26 November 2013
Last updated at 21:48 ET
Eco-themed games were a good way to reach people about environmental issues, the study found
Playing games can help change attitudes and behaviour towards environmental issues, a study has suggested.
Consultant Paula Owen, who carried out the 12-month “eco-games” study, said the results highlighted how games, such as bingo, could help raise environmental awareness.
She added the findings also showed that people did not engage with “doom and gloom” messages.
Ms Owen said she planned to release a free “eco-games” app at Christmas.
Since the project was launched in March at London’s Science Museum, she said hundreds of people had participated in “eco fun and games” events across the London area.
She added that more than half of the participants pledged to modify their behaviour in order to reduce their impact on the environment.

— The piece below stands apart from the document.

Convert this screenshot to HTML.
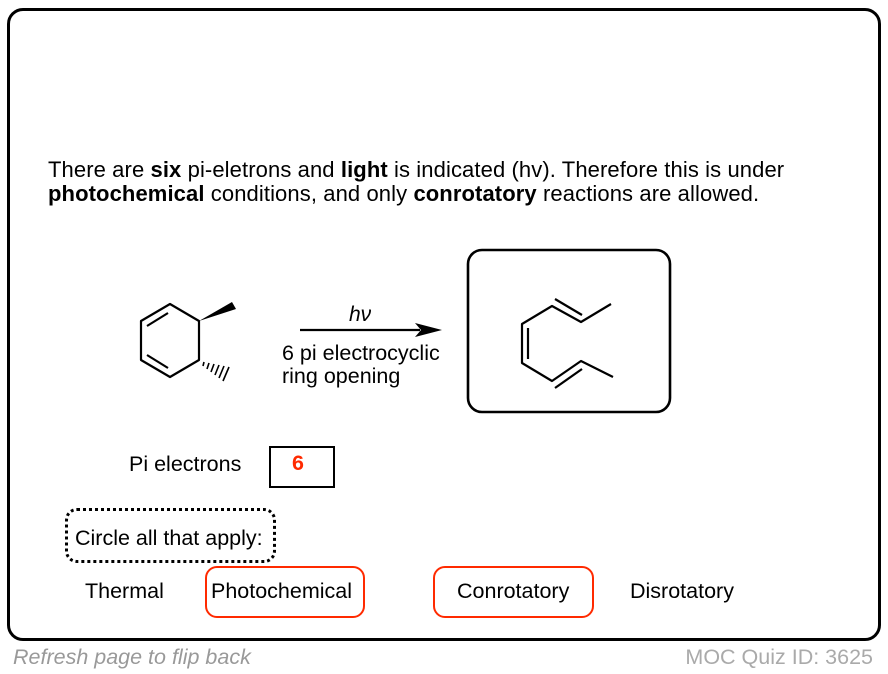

The study found that, on average, each respondent had saved about half-a-tonne of carbon emissions.
Among the most popular activities were not overfilling the kettle, putting lids on saucepans and taking shorter showers.
“If we are to have any chance to stop some of the worst excesses of climatic change over this century, we need everyone to play their part, however small that part might be,” Ms Owen observed.
“Our new approach to communication and engagement, using the medium of social games and fun instead of finger-wagging and guilt-tripping, is proving itself to be a powerful tool in the armoury of environmental educators.”
The project set out to explore whether “gamification” could be used to encourage pro-environment behaviour among people who normally did not engage with green issues.
Gamification refers to the idea of using the concepts and and mechanics of games but in a non-gaming environment.
The events allowed people to take part in a range of modified games, including Play Your Eco-Cards Right and Eco-Snakes and Ladders.
The study was carried out as part of the London Leaders Programme, which was set up by the London Sustainable Development Commission.
Ms Owen told BBC News that she now planned to roll the scheme out more widely.
“I am setting up as a social enterprise [with the goal of rolling] out the event and engagement programme nationally,” she said.
“Also, we will have a free games app and behavioural change tool coming out at Christmas time.
“I would like to gather data nationally and at a scale to make it statistically valid at the national scale.”